* EXERCISE
Repeat exactly, and only, the lines from the one that contains "Output the Python" to the one that contains "r_value = 0.77", both ends included. Omit every picture.

* DATA FOR THIS EXERCISE
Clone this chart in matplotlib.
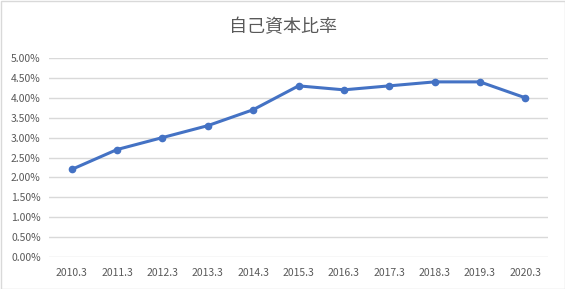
* * *
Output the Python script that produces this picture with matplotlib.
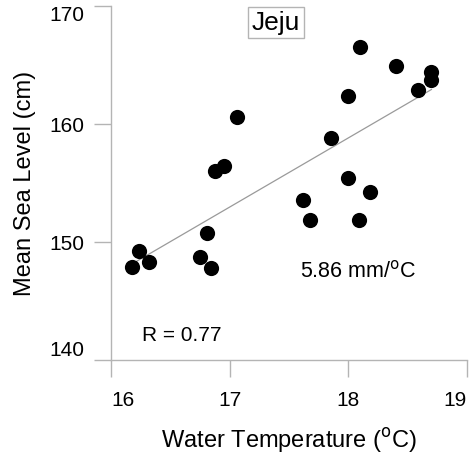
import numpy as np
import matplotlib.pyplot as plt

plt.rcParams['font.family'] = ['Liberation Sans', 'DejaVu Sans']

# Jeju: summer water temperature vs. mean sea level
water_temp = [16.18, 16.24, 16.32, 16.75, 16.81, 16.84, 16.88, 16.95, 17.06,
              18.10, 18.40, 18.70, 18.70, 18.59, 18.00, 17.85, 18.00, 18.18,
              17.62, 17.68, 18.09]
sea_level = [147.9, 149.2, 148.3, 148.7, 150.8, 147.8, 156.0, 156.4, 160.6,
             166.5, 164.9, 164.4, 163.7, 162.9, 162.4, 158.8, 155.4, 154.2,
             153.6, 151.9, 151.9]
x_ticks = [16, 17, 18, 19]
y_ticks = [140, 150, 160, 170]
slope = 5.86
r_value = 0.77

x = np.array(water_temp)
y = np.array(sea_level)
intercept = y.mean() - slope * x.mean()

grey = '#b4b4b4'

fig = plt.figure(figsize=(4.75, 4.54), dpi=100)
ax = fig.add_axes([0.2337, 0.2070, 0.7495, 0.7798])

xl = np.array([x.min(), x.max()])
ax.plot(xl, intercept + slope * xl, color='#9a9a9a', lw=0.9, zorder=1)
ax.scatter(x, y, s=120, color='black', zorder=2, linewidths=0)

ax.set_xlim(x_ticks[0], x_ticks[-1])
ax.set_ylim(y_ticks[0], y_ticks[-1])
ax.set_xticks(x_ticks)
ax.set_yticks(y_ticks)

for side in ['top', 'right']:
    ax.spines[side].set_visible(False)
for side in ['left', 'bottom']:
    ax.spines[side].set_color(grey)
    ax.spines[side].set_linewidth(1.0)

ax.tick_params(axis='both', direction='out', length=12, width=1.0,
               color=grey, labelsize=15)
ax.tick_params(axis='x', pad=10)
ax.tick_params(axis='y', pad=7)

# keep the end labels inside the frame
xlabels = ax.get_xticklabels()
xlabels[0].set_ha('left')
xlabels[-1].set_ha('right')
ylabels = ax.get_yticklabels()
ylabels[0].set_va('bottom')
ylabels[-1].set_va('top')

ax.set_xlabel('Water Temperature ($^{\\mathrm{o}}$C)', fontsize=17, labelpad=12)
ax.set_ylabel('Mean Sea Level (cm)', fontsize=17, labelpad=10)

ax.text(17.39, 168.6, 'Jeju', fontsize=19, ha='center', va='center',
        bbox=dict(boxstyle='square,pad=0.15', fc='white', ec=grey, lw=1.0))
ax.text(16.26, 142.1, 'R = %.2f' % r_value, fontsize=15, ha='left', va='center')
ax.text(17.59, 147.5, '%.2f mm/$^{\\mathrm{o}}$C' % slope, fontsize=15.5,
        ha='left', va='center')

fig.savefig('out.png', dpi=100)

* FINISHED EXERCISE
Output the Python script that produces this picture with matplotlib.
import numpy as np
import matplotlib.pyplot as plt

plt.rcParams['font.family'] = ['Liberation Sans', 'DejaVu Sans']

# Jeju: summer water temperature vs. mean sea level
water_temp = [16.18, 16.24, 16.32, 16.75, 16.81, 16.84, 16.88, 16.95, 17.06,
              18.10, 18.40, 18.70, 18.70, 18.59, 18.00, 17.85, 18.00, 18.18,
              17.62, 17.68, 18.09]
sea_level = [147.9, 149.2, 148.3, 148.7, 150.8, 147.8, 156.0, 156.4, 160.6,
             166.5, 164.9, 164.4, 163.7, 162.9, 162.4, 158.8, 155.4, 154.2,
             153.6, 151.9, 151.9]
x_ticks = [16, 17, 18, 19]
y_ticks = [140, 150, 160, 170]
slope = 5.86
r_value = 0.77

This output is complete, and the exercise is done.